Public health experts uniformly describe widespread testing for the coronavirus as vital to containing the spread of infection. Yet for weeks after Health and Human Services Secretary Alex Azar’s January 31 declaration of a national public health emergency, only the CDC and a handful of state labs were approved to test patients. Commercial and academic labs working to deploy their own diagnostic tests complained that the FDA’s slow-moving, punishingly bureaucratic approval process was a significant roadblock. For instance, one virologist at the University of Washington told the Washington Post that he spent more than one hundred hours filling out paperwork and submitting an application via email to the FDA, only to then be told that he also needed to burn the electronic documents onto a hard disk and mail that to the agency’s headquarters. Meanwhile, the test he’d developed went unused.

It wasn’t until February 29 that the FDA loosened regulations to allow some certified labs to begin testing patients for COVID-19 before they had officially received an emergency use authorization from the agency. It was nearly two more weeks before the first test developed by a private lab was approved.

Testing wasn’t the only arena in which the FDA appeared too inflexible in confronting the crisis. As hospitals overrun by COVID-19 patients saw supplies of personal protective equipment for doctors and nurses dwindle to dangerously insufficient levels, Ohio-based Battelle developed a decontamination system to allow the safe reuse of masks, gloves, and goggles. But the FDA’s initial March 29 emergency authorization of the device limited its use to Battelle’s own Columbus headquarters. It took an appeal by Ohio governor Mike DeWine to Trump, who tweeted “@FDA must move quickly!” before Battelle received the agency’s go-ahead to ship the devices to hospitals and clinics.

Still, Hahn has repeatedly pushed back at criticism about the caution with which the FDA proceeds even in the face of an emergency. He insists that the agency issues approvals as quickly as it can while maintaining its duty to safeguard the public.

Jane Henney, FDA commissioner during the last two years of the Clinton administration, is sympathetic to Hahn’s point of view about adhering to the regulations. “The folks there don’t put hurdles in place that aren’t needed,” she says. “There is nothing worse than getting a diagnostic test out and available for the public when it potentially does not work. Then you’re left with worse than nothing.”
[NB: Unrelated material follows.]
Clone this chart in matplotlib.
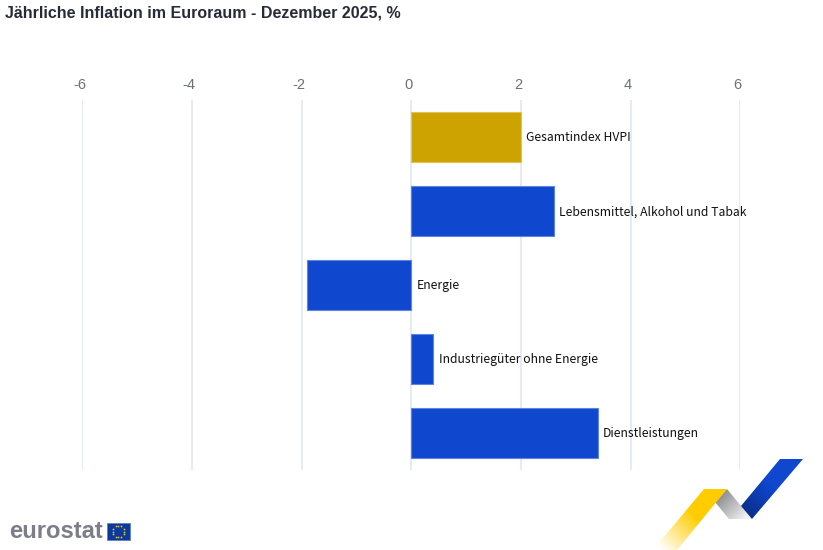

Meanwhile, Gottlieb has been a frequent guest on national TV news and has posted to Twitter steadily about the government’s response to the COVID-19 crisis. While he has praised some actions of the Trump administration, he has also said that testing by private labs should have been ramped up faster. “I certainly regret leaving now,” he told Time magazine. “It tortures me that I’m not there helping the agency through this.”

The same March day that President Trump gave the American people the false impression that something like miracle drugs were on the way, Gottlieb and McClellan jointly issued a paper urging the FDA to take more aggressive action. They suggested the formation of two task forces to accelerate the pace of developing coronavirus tests with quicker results and to speed along antiviral drug development.

“Nobody’s done enough to address this crisis, right? It’s an unprecedented pandemic, and I think we’re still struggling though it in every step,” McClellan says about whether Hahn has used the full power of his office in combating the coronavirus. “There is no perfect preparation for this job. This is a complicated job under the best of circumstances, and this is definitely not the best of circumstances.”